The proposed standards are in some cases tougher than those endorsed by the Council for publicly traded companies and those required by the stock exchanges. While the proposed changes are a step in the right direction, the Council believes the following changes would further strengthen the proposed reforms:

  • A stricter definition of "independence" should be applied to directors serving on mutual fund boards. Council members have long held that a narrowly drawn definition of an independent director is in the corporation's and all shareholders' ongoing financial interest because:
    • independence is critical to a properly functioning board,
    • certain clearly definable relationships pose a threat to a director's unqualified independence in a sufficient number of cases that they warrant advance identification,
    • the effect of a conflict of interest on an individual director is likely to be almost impossible to detect, either by shareholders or other board members, and,
    • while no definition is perfect, the risk of inappropriately categorizing a few directors is sufficiently small that it is far outweighed by the significant benefits.

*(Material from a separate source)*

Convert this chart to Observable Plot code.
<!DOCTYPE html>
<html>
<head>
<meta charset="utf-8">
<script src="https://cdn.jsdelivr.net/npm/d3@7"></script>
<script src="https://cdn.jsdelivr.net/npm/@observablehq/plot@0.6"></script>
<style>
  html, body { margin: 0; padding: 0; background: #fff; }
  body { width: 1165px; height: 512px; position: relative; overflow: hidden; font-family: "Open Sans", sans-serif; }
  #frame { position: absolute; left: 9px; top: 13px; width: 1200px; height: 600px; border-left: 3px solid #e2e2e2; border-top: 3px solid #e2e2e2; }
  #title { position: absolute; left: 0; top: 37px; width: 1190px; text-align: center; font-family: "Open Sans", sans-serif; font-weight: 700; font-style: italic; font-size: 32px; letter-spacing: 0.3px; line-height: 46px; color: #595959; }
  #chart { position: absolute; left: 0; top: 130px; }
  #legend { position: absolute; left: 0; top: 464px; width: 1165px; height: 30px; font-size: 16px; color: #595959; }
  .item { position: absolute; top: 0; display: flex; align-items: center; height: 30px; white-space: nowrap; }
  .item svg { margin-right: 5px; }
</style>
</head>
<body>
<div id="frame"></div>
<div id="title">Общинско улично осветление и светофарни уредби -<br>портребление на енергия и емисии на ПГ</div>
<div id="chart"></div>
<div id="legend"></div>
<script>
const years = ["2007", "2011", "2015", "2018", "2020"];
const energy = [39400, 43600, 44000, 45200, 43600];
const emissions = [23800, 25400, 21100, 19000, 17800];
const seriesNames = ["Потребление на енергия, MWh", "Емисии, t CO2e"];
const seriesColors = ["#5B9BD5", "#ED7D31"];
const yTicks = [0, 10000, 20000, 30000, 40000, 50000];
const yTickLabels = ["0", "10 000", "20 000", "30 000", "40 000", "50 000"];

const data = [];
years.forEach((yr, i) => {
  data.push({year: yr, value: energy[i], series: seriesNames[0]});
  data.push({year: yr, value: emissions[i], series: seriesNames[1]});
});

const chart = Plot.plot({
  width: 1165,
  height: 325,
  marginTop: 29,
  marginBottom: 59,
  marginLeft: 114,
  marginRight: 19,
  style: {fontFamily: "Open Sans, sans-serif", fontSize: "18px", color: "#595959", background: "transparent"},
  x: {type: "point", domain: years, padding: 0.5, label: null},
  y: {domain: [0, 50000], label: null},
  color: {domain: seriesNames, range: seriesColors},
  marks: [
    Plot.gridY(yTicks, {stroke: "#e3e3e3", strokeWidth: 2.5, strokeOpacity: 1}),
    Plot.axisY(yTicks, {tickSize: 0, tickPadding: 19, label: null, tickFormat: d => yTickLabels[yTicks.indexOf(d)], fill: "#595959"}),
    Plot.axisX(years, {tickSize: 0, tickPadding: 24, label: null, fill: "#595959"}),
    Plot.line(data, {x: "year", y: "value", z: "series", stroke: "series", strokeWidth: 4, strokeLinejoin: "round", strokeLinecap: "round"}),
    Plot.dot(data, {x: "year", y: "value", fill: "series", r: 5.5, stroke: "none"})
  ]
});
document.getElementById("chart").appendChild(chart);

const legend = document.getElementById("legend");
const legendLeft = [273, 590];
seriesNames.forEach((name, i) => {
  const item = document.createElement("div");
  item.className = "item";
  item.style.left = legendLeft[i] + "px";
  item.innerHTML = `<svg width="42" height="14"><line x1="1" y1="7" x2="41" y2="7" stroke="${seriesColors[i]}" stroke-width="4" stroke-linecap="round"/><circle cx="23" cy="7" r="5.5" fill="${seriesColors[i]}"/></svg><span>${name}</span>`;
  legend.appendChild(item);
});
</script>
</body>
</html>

    The Council asks the Commission to require mutual funds to apply a definition similar to the Council's definition, which is available on the Council's website at At a minimum, mutual funds should be required to use the independence standards in place at the New York Stock Exchange or the Nasdaq stock market.

  • The Council believes that the all mutual fund directors should stand for annual election by mutual fund investors. Annual meetings are the most direct way to enhance mutual fund director accountability to mutual fund holders. The Council believes that the value of enhanced accountability more than outweighs the very modest costs of the annual meetings.
  • Such a reform would make clear that fund directors have a duty to act in the best interests of fund investors-not an obligation to please fund managers, who are usually responsible for their appointment to the board.

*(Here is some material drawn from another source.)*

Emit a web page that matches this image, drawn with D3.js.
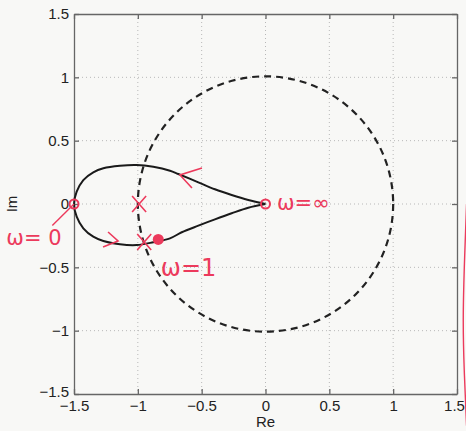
<!DOCTYPE html>
<html>
<head>
    <style>
        body {
            margin: 0;
            padding: 0;
            background-color: #f8f8f6;
            font-family: Arial, "Liberation Sans", sans-serif;
        }
        .grid line {
            stroke: #b8b8b8;
            stroke-width: 1;
            stroke-dasharray: 1,3;
        }
        .tick-label {
            font-family: "Liberation Sans", Arial, sans-serif;
            font-size: 15px;
            fill: #222;
        }
        .note {
            fill: #ec3a5c;
            font-family: "DejaVu Sans", sans-serif;
        }
    </style>
    <script src="https://d3js.org/d3.v7.min.js"></script>
</head>
<body>
<div id="chart"></div>
<script>
    // tick values, same on both axes
    var ticks = [-1.5, -1, -0.5, 0, 0.5, 1, 1.5];
    var tickLabels = ["\u22121.5", "\u22121", "\u22120.5", "0", "0.5", "1", "1.5"];

    // nyquist curve (Re, Im)
    var nyqRe = [0, -0.135, -0.265, -0.396, -0.526, -0.683, -0.748, -0.879, -1.009, -1.14, -1.27, -1.349, -1.427, -1.479, -1.5,
                 -1.479, -1.427, -1.349, -1.27, -1.14, -1.009, -0.879, -0.748, -0.656, -0.526, -0.396, -0.265, -0.135, 0];
    var nyqIm = [0, 0.032, 0.071, 0.116, 0.171, 0.237, 0.263, 0.294, 0.308, 0.302, 0.282, 0.25, 0.189, 0.097, 0,
                 -0.1, -0.192, -0.258, -0.292, -0.318, -0.324, -0.302, -0.271, -0.223, -0.171, -0.121, -0.073, -0.029, 0];

    // unit circle radius
    var circleR = 1;

    // hand written marks (Re, Im)
    var ringPts = [[-1.5, 0], [0, 0]];
    var dotPt = [-0.84, -0.28];
    var crossPts = [[-0.99, 0], [-0.95, -0.3]];
    var labels = ["\u03c9= 0", "\u03c9=\u221e", "\u03c9=1"];
    var labelPos = [[-2.03, -0.32], [0.09, -0.045], [-0.82, -0.57]];
    var labelSize = [21, 21, 24];

    var W = 466, H = 431;
    var margin = { top: 14, right: 9, bottom: 37, left: 74 };
    var width = W - margin.left - margin.right;
    var height = H - margin.top - margin.bottom;

    var svg = d3.select("#chart").append("svg")
        .attr("width", W)
        .attr("height", H);

    var x = d3.scaleLinear().domain([-1.5, 1.5]).range([0, width]);
    var y = d3.scaleLinear().domain([-1.5, 1.5]).range([height, 0]);

    var g = svg.append("g")
        .attr("transform", "translate(" + margin.left + "," + margin.top + ")");

    // grid
    var grid = g.append("g").attr("class", "grid");
    grid.selectAll(".gx").data(ticks.slice(1, -1)).enter().append("line")
        .attr("x1", function(d) { return x(d); })
        .attr("x2", function(d) { return x(d); })
        .attr("y1", 0).attr("y2", height);
    grid.selectAll(".gy").data(ticks.slice(1, -1)).enter().append("line")
        .attr("y1", function(d) { return y(d); })
        .attr("y2", function(d) { return y(d); })
        .attr("x1", 0).attr("x2", width);

    // axes (matlab style box, ticks inside)
    function fmt(d) { return tickLabels[ticks.indexOf(d)]; }
    var axB = g.append("g").attr("transform", "translate(0," + height + ")")
        .call(d3.axisBottom(x).tickValues(ticks).tickFormat(fmt).tickSizeInner(-5).tickSizeOuter(0).tickPadding(9));
    var axL = g.append("g")
        .call(d3.axisLeft(y).tickValues(ticks).tickFormat(fmt).tickSizeInner(-5).tickSizeOuter(0).tickPadding(5));
    var axT = g.append("g")
        .call(d3.axisTop(x).tickValues(ticks).tickFormat("").tickSizeInner(-5).tickSizeOuter(0));
    var axR = g.append("g").attr("transform", "translate(" + width + ",0)")
        .call(d3.axisRight(y).tickValues(ticks).tickFormat("").tickSizeInner(-5).tickSizeOuter(0));
    [axB, axL, axT, axR].forEach(function(a) {
        a.attr("font-family", null).attr("font-size", null);
        a.selectAll("path, line").attr("stroke", "#666").attr("stroke-width", 1.3);
        a.selectAll("text").attr("class", "tick-label");
    });
    axB.selectAll("text").attr("dy", "0.5em");
    // last x label sits at the window edge, nudge it in so it stays whole
    axB.selectAll("text").filter(function(d) { return d == 1.5; }).attr("dx", "-3");
    // bottom-left labels overlap like in the original
    axL.selectAll("text").filter(function(d) { return d == -1.5; }).attr("dy", "0.15em");

    svg.append("text")
        .attr("x", margin.left + width / 2)
        .attr("y", H - 4)
        .attr("text-anchor", "middle")
        .attr("class", "tick-label")
        .text("Re");
    svg.append("text")
        .attr("transform", "translate(17," + (margin.top + y(0)) + ") rotate(-90)")
        .attr("text-anchor", "middle")
        .attr("class", "tick-label")
        .text("Im");

    // dashed unit circle
    g.append("circle")
        .attr("cx", x(0)).attr("cy", y(0))
        .attr("r", x(circleR) - x(0))
        .attr("fill", "none")
        .attr("stroke", "#222")
        .attr("stroke-width", 2.2)
        .attr("stroke-dasharray", "7,5");

    // nyquist curve
    var line = d3.line()
        .x(function(d, i) { return x(nyqRe[i]); })
        .y(function(d, i) { return y(nyqIm[i]); })
        .curve(d3.curveCatmullRom);
    g.append("path")
        .attr("d", line(nyqRe))
        .attr("fill", "none")
        .attr("stroke", "#1a1a1a")
        .attr("stroke-width", 2);

    // red hand marks
    var red = "#ec3a5c";
    g.selectAll(".ring").data(ringPts).enter().append("circle")
        .attr("cx", function(d) { return x(d[0]); })
        .attr("cy", function(d) { return y(d[1]); })
        .attr("r", 4.5)
        .attr("fill", "none")
        .attr("stroke", red)
        .attr("stroke-width", 2);
    g.append("circle")
        .attr("cx", x(dotPt[0])).attr("cy", y(dotPt[1]))
        .attr("r", 5.5)
        .attr("fill", red);
    crossPts.forEach(function(p) {
        var cx = x(p[0]), cy = y(p[1]);
        g.append("path")
            .attr("d", "M" + (cx - 7) + "," + (cy - 8) + "L" + (cx + 7) + "," + (cy + 8) +
                       "M" + (cx + 7) + "," + (cy - 8) + "L" + (cx - 7) + "," + (cy + 8))
            .attr("stroke", red)
            .attr("stroke-width", 1.6)
            .attr("fill", "none");
    });

    // arrows along the curve: tip, then two arm offsets
    var arrowTip = [[-0.67, 0.229], [-1.155, -0.292]];
    var arrowArms = [[[22, -7], [12, 13]], [[-10, -9], [-15, 6]]];
    arrowTip.forEach(function(a, i) {
        var cx = x(a[0]), cy = y(a[1]), arms = arrowArms[i];
        g.append("path")
            .attr("d", "M" + (cx + arms[0][0]) + "," + (cy + arms[0][1]) + "L" + cx + "," + cy +
                       "L" + (cx + arms[1][0]) + "," + (cy + arms[1][1]))
            .attr("stroke", red).attr("stroke-width", 1.6).attr("fill", "none");
    });

    // leader line for w=0
    g.append("line")
        .attr("x1", x(-1.5)).attr("y1", y(0))
        .attr("x2", x(-1.67)).attr("y2", y(-0.17))
        .attr("stroke", red).attr("stroke-width", 1.4);

    g.selectAll(".note").data(labels).enter().append("text")
        .attr("class", "note")
        .attr("x", function(d, i) { return x(labelPos[i][0]); })
        .attr("y", function(d, i) { return y(labelPos[i][1]); })
        .attr("font-size", function(d, i) { return labelSize[i]; })
        .text(function(d) { return d; });

    // red curve on the right edge
    var edgeRe = [1.575, 1.56, 1.545, 1.555, 1.575];
    var edgeIm = [0.0, -0.4, -0.9, -1.3, -1.75];
    g.append("path")
        .attr("d", d3.line()
            .x(function(d, i) { return x(edgeRe[i]); })
            .y(function(d, i) { return y(edgeIm[i]); })
            .curve(d3.curveBasis)(edgeRe))
        .attr("stroke", red).attr("stroke-width", 1.4).attr("fill", "none");
</script>
</body>
</html>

    The Council fears that the other changes proposed by the SEC will be rendered meaningless until mutual funds are required to hold annual meetings and fund investors are able to elect and remove directors.

  • Mutual funds should be held to the same disclosure standards as listed companies. Proxy statements should include information about directors, meeting attendance, director compensation and manager compensation. We agree that additional disclosures, including about fund expenses, brokers' compensation, soft dollars, are warranted.